Did you complete your studies in theology or did you switch majors?
I was raised as a Catholic but nothing ever made any sense to me, so I converted to atheism and have ignored scripture ever since. I was always confused by the logic of it all and still am.
"Man’s inability to abide perfectly by God’s Law leads...to the hope that one perfect man will appear, the Messiah, whose fulfillment of God’s Law will lift the curse of God’s anger from Mankind."
If I am following the story, it is because of Jesus's Immaculate Conception, then, that enables him to fulfill God's Law perfectly? Why? I still don't get it.
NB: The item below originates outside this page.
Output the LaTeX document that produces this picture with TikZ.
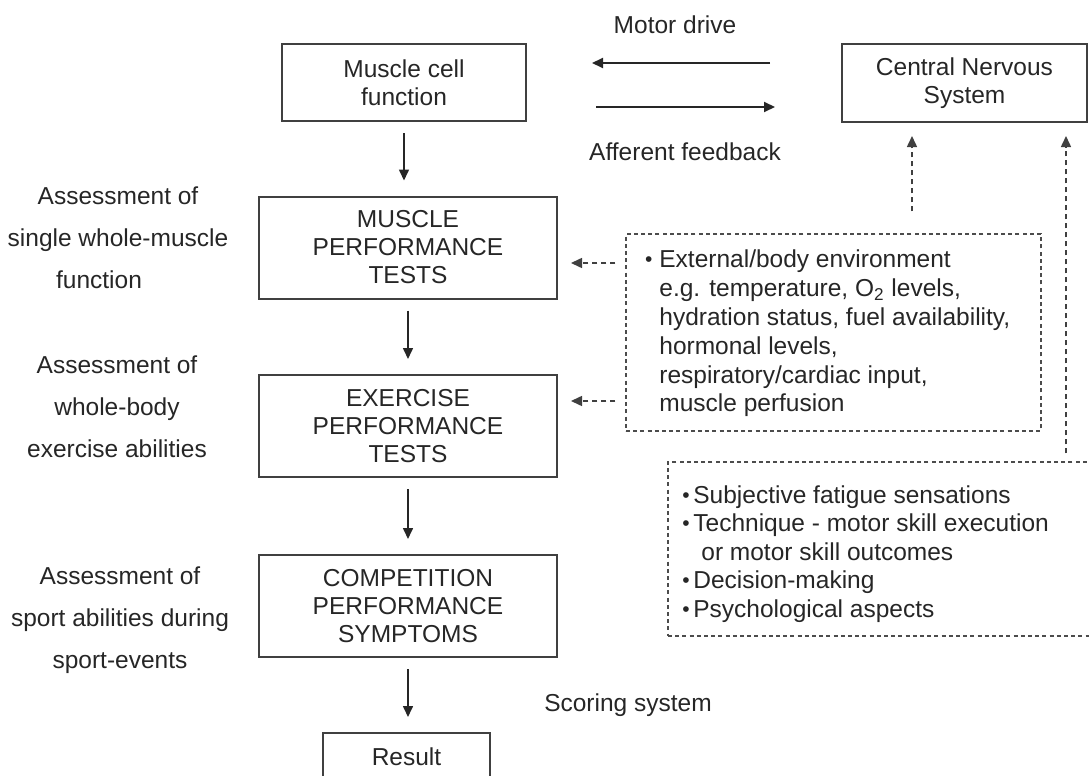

I like David Palmeter's story better.
I was raised a Catholic and I too forgot these critical distinctions. So to review, Mary was touched by God resulting in her being born without original sin (immaculate conception). Subsequently, as an adult, who never had sex, she gave birth to Jesus who was also born without sin because his mom didn't have sin. Mary by the way never ever had sex and was/is eternally revered as Virgin. Thus the story goes that God made us as we are (complete with sex drive and necessary organs), yet sex is the source of original sin, but Jesus came to earth to die for our sins (past and future)and so sex is cool now because Jesus gave us a get out of hell free card. Moral of the story, Jesus is like a software update correcting errors in the original program. Okay, I think I'm ready to move on to transubstantiation.
Yes, I studied Theology at a Catholic university (though we also covered major Protestant theologians and and some non-Christian - mostly Muslim - theologians).
I double-majored in Philosophy as well; naively, I wanted that background for apologetic reasons. Ironically, it was my theological studies more than my philosophical ones that lead me to wholesale reject any belief in Christianity or even the supernatural. Elaine Pagel's The Gnostic Gospels was highly influential, for example; it wasn't that I found the Gnostics more compelling than the "orthodox"; rather, the "orthodox" response to "heretics" seemed immensely un-Christlike. The more I studied Church history, the less I could believe there was a divinely inspired institution on Earth.